*DIRECTIVE*
Determine how many lines contain the string "uses" and reply with that number alone.

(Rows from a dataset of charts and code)

━━━

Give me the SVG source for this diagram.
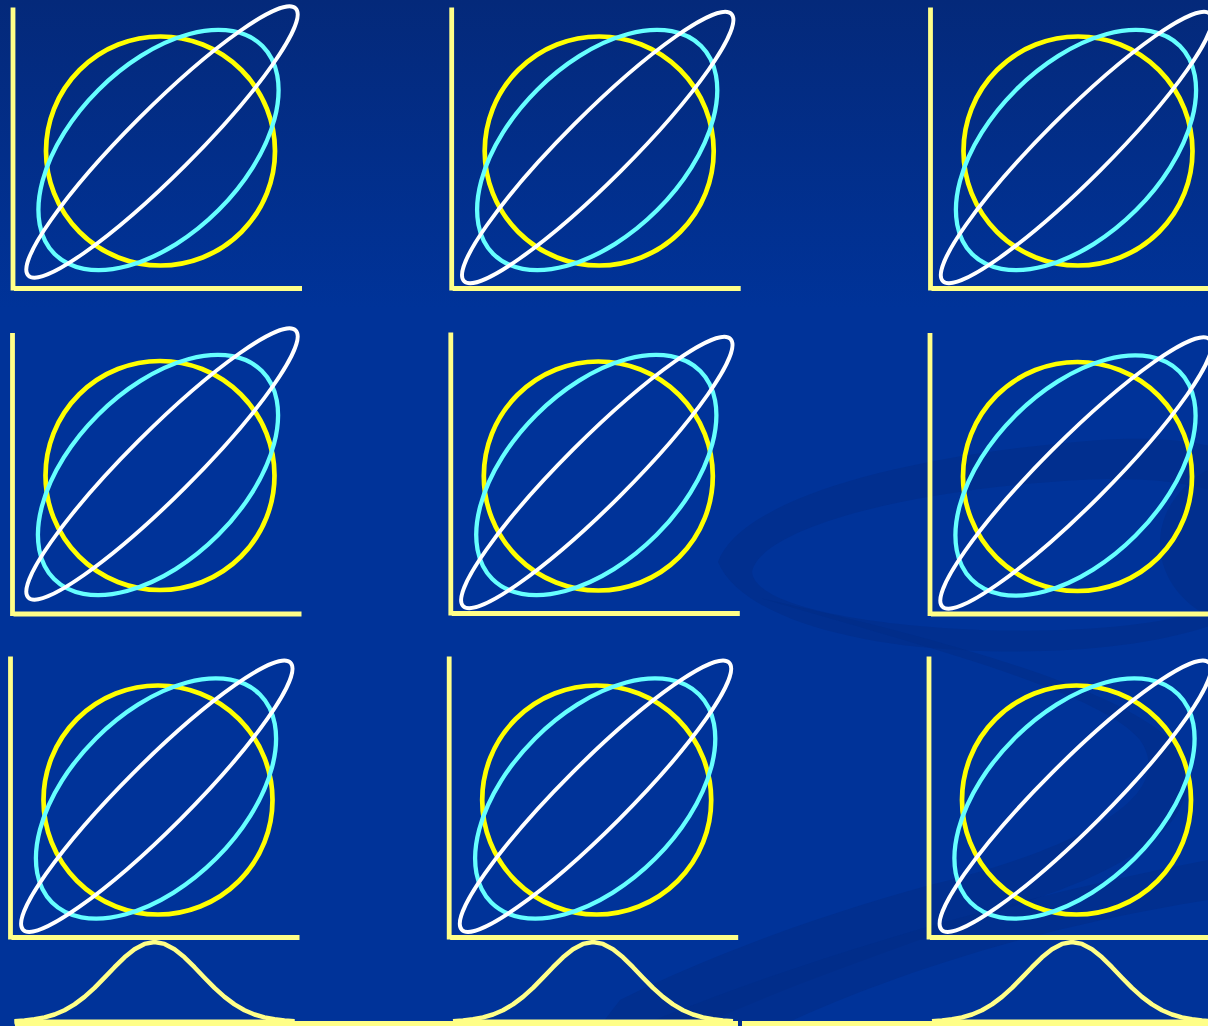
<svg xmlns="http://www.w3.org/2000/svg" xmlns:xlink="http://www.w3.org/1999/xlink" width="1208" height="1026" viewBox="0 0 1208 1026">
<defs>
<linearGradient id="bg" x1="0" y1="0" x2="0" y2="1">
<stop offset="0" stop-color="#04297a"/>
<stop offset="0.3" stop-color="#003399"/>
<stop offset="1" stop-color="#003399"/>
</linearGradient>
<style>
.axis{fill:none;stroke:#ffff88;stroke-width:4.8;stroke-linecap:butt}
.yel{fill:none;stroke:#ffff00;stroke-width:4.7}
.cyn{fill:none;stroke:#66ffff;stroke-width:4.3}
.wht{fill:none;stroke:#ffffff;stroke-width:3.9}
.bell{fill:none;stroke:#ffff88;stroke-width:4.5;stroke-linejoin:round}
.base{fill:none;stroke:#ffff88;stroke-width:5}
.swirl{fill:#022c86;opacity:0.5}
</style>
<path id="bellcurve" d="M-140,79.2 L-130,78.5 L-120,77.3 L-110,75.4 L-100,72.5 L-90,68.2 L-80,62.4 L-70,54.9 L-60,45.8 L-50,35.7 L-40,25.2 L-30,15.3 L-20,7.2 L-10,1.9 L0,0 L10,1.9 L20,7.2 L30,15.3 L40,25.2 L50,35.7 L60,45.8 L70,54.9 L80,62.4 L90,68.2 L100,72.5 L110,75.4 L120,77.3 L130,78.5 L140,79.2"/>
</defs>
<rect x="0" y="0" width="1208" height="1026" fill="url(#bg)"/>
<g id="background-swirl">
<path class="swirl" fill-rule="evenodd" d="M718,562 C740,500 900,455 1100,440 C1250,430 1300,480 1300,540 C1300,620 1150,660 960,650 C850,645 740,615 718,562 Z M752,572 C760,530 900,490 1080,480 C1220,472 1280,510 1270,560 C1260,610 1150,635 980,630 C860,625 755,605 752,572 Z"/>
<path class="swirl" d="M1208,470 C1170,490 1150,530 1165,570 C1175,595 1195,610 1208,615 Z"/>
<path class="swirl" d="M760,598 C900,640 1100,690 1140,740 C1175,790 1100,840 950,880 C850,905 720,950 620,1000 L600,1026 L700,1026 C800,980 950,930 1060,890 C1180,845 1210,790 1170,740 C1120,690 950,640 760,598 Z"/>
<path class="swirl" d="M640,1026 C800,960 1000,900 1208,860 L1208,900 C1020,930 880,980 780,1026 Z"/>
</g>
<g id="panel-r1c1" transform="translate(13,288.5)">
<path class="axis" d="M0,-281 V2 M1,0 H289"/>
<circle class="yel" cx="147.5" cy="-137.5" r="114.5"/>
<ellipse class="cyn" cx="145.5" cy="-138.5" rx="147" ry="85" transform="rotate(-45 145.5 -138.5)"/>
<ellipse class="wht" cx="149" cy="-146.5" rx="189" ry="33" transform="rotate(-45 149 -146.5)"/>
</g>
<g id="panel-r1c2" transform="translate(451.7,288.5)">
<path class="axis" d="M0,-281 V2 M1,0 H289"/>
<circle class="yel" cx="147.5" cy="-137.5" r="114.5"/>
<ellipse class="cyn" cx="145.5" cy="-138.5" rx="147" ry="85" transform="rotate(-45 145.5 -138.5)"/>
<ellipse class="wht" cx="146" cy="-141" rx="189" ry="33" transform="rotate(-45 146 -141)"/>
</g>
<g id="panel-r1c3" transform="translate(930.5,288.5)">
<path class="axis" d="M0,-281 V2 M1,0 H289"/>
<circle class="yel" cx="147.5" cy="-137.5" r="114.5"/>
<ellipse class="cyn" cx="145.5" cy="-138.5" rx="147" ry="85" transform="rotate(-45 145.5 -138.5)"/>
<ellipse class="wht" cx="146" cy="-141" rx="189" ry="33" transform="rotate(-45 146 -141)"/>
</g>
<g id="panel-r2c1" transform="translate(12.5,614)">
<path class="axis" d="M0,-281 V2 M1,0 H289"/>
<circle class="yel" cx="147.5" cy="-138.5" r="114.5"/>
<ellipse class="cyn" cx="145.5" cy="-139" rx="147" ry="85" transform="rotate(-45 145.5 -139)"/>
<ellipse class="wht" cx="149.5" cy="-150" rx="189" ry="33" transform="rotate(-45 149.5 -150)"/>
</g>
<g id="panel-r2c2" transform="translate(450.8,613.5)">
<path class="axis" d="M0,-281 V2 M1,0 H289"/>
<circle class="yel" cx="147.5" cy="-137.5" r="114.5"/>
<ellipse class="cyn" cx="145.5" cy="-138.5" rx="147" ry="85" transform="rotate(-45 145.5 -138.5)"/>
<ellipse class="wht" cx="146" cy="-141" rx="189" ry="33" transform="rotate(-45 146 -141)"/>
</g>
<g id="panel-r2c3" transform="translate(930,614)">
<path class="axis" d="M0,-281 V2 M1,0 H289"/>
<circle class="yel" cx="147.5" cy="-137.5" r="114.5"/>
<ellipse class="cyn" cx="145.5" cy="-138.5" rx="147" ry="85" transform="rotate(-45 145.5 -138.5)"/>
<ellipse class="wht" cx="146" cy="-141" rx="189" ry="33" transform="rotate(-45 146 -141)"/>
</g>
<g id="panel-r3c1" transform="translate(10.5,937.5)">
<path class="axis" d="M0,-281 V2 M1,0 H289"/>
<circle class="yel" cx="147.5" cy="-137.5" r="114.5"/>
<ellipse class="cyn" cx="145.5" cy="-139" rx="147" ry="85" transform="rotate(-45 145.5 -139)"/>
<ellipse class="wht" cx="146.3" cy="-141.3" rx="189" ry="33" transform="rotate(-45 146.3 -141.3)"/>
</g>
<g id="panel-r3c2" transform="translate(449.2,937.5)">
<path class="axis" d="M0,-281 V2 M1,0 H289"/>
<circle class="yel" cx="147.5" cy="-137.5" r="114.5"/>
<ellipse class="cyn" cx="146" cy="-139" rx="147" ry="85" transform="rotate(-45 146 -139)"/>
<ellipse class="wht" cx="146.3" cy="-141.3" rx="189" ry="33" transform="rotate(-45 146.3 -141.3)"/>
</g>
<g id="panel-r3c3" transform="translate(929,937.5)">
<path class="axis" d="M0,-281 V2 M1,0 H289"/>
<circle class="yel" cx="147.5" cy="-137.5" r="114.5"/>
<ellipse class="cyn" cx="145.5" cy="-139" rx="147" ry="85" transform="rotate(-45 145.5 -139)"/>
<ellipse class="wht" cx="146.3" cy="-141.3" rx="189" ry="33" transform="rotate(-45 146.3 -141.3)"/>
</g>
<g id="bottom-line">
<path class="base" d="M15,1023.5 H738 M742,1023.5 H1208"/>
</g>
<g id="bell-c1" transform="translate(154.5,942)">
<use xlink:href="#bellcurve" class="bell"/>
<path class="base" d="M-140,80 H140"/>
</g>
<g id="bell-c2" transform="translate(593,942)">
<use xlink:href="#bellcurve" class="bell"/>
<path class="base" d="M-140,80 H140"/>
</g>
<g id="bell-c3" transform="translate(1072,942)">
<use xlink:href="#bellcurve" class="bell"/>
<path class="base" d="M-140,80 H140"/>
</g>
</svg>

━━━

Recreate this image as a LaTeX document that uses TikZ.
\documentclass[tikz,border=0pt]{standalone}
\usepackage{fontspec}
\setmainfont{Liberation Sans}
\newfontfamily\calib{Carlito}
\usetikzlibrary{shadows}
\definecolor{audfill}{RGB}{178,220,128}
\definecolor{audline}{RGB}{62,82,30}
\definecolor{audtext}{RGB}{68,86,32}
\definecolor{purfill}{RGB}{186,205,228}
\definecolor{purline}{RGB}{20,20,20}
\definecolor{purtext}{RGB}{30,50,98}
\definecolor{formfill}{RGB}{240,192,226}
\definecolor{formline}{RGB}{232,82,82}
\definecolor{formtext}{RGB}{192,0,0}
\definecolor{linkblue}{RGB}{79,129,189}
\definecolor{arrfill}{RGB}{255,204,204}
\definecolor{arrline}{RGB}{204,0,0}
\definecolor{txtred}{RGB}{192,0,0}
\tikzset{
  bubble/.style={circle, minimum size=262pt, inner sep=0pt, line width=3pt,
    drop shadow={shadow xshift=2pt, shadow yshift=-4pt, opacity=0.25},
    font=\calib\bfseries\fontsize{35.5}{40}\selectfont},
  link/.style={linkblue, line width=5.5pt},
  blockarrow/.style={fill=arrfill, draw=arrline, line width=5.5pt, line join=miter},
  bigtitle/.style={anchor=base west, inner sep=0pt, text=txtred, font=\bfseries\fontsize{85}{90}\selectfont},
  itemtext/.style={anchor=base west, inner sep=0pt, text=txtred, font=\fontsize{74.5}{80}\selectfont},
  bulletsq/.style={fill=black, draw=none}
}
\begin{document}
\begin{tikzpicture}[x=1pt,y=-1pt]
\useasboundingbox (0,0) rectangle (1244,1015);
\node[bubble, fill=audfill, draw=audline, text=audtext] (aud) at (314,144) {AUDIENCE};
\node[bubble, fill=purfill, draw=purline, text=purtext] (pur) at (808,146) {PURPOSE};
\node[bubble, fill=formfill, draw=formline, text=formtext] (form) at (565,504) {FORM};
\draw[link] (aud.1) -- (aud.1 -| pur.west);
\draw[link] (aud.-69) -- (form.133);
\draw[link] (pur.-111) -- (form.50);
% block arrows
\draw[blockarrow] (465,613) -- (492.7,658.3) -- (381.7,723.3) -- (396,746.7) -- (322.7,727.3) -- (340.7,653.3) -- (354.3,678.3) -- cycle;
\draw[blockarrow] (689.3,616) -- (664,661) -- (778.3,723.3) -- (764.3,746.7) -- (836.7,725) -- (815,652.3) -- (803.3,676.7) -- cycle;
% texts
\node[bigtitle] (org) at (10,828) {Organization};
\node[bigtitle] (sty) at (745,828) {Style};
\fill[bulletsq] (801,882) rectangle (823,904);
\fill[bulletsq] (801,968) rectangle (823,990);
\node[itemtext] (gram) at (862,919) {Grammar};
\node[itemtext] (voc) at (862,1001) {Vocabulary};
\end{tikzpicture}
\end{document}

━━━

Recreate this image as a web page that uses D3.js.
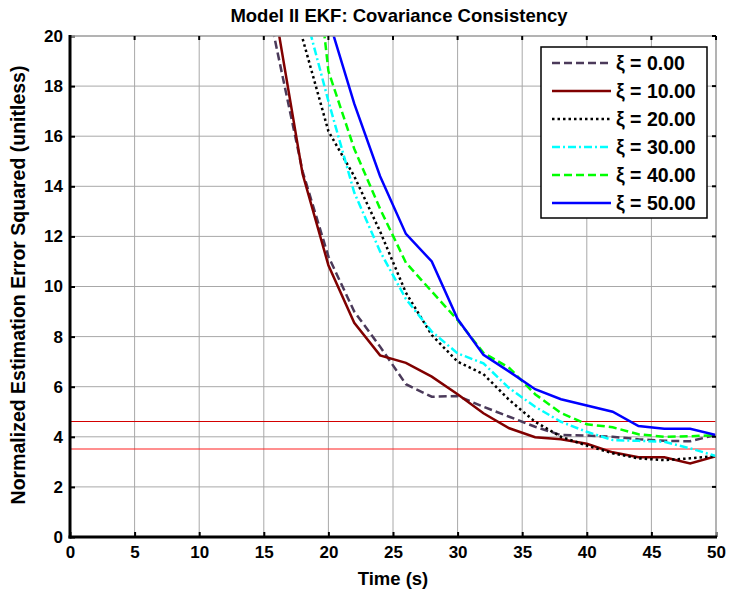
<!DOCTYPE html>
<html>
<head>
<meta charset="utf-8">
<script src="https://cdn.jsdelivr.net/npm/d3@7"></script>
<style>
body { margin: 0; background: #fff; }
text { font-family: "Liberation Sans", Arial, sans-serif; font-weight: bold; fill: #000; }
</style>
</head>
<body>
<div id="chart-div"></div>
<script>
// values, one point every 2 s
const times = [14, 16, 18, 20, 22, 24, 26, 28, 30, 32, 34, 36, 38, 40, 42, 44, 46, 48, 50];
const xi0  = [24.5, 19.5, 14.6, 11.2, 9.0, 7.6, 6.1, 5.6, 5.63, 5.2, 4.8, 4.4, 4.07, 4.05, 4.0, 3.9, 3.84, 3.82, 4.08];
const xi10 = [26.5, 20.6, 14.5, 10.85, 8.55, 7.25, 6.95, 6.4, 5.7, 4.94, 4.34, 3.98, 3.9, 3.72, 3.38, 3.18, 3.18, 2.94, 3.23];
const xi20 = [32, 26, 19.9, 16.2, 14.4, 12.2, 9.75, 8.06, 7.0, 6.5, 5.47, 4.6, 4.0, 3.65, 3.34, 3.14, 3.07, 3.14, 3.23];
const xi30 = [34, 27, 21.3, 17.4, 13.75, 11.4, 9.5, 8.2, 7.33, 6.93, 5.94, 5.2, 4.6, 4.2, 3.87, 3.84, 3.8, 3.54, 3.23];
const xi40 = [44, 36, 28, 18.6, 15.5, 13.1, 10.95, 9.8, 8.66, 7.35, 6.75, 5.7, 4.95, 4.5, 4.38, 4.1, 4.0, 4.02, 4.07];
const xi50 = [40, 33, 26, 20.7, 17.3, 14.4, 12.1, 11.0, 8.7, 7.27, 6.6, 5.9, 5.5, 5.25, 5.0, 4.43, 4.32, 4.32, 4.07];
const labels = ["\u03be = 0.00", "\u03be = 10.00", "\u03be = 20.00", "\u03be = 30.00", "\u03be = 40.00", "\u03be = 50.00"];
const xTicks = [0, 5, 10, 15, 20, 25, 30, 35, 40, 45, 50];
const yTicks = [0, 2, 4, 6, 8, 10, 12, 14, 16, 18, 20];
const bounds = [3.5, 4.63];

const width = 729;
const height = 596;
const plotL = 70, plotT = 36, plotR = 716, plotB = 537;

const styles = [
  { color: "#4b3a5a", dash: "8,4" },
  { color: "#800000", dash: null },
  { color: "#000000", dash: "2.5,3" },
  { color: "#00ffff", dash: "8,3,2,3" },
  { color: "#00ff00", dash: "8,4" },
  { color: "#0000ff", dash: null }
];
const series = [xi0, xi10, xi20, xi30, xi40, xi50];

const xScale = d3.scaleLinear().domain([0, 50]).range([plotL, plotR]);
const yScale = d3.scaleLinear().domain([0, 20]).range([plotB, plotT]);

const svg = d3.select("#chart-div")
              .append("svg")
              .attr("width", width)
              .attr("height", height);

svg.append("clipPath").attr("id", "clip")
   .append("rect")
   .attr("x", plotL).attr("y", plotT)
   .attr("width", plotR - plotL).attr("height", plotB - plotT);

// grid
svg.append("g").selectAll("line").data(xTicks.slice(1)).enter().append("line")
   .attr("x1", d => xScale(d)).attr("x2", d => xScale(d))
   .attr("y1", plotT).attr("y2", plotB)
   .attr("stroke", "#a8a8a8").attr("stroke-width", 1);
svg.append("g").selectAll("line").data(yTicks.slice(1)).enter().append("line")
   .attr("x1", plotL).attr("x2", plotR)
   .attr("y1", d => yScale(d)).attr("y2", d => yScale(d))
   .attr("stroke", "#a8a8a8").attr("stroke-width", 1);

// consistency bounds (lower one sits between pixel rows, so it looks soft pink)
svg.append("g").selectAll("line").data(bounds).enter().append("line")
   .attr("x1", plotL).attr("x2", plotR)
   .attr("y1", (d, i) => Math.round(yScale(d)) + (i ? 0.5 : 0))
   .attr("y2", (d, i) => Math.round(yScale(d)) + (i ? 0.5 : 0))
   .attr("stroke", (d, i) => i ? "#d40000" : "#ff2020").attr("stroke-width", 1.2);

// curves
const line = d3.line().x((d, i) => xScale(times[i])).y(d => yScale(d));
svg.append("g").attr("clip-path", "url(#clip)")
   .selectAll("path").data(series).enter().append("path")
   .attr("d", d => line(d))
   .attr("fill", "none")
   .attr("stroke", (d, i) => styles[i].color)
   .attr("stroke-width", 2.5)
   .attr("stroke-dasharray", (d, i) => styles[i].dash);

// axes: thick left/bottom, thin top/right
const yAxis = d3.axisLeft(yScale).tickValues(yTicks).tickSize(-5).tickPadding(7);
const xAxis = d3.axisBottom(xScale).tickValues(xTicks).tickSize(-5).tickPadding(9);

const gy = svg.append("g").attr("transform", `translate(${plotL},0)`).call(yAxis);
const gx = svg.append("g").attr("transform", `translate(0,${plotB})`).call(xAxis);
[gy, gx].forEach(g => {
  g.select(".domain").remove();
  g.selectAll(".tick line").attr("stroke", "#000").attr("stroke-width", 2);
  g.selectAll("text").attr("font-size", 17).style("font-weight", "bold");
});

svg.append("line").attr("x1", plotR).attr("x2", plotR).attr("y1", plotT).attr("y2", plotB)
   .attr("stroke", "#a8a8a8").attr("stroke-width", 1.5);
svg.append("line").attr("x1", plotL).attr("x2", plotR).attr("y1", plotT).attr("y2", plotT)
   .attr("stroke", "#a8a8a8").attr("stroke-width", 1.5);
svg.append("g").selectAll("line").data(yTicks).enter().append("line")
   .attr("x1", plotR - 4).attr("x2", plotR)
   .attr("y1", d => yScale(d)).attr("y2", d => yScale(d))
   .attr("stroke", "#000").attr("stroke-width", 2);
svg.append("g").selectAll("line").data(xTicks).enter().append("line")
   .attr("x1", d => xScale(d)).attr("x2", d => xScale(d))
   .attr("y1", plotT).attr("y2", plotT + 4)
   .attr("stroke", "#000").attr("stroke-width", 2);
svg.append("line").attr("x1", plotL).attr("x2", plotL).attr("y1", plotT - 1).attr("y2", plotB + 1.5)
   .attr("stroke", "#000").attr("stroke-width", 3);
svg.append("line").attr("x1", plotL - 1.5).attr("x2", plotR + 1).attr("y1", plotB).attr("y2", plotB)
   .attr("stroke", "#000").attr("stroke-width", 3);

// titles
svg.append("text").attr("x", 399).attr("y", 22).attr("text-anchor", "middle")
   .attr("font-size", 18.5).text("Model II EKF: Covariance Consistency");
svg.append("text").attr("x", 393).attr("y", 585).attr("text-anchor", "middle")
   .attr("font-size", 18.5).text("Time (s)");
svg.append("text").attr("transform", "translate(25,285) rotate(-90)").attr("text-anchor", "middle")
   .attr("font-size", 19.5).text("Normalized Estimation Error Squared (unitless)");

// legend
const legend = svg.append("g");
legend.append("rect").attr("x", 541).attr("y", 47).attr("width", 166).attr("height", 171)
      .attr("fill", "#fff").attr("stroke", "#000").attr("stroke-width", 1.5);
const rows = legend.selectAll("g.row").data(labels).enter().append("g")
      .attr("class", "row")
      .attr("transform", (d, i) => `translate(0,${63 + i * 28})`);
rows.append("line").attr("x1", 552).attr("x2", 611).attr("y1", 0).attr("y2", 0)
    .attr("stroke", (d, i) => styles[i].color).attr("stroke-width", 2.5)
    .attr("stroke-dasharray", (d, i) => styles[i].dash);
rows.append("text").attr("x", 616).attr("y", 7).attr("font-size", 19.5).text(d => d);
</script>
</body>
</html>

━━━

*THE COMPLETED TASK*
2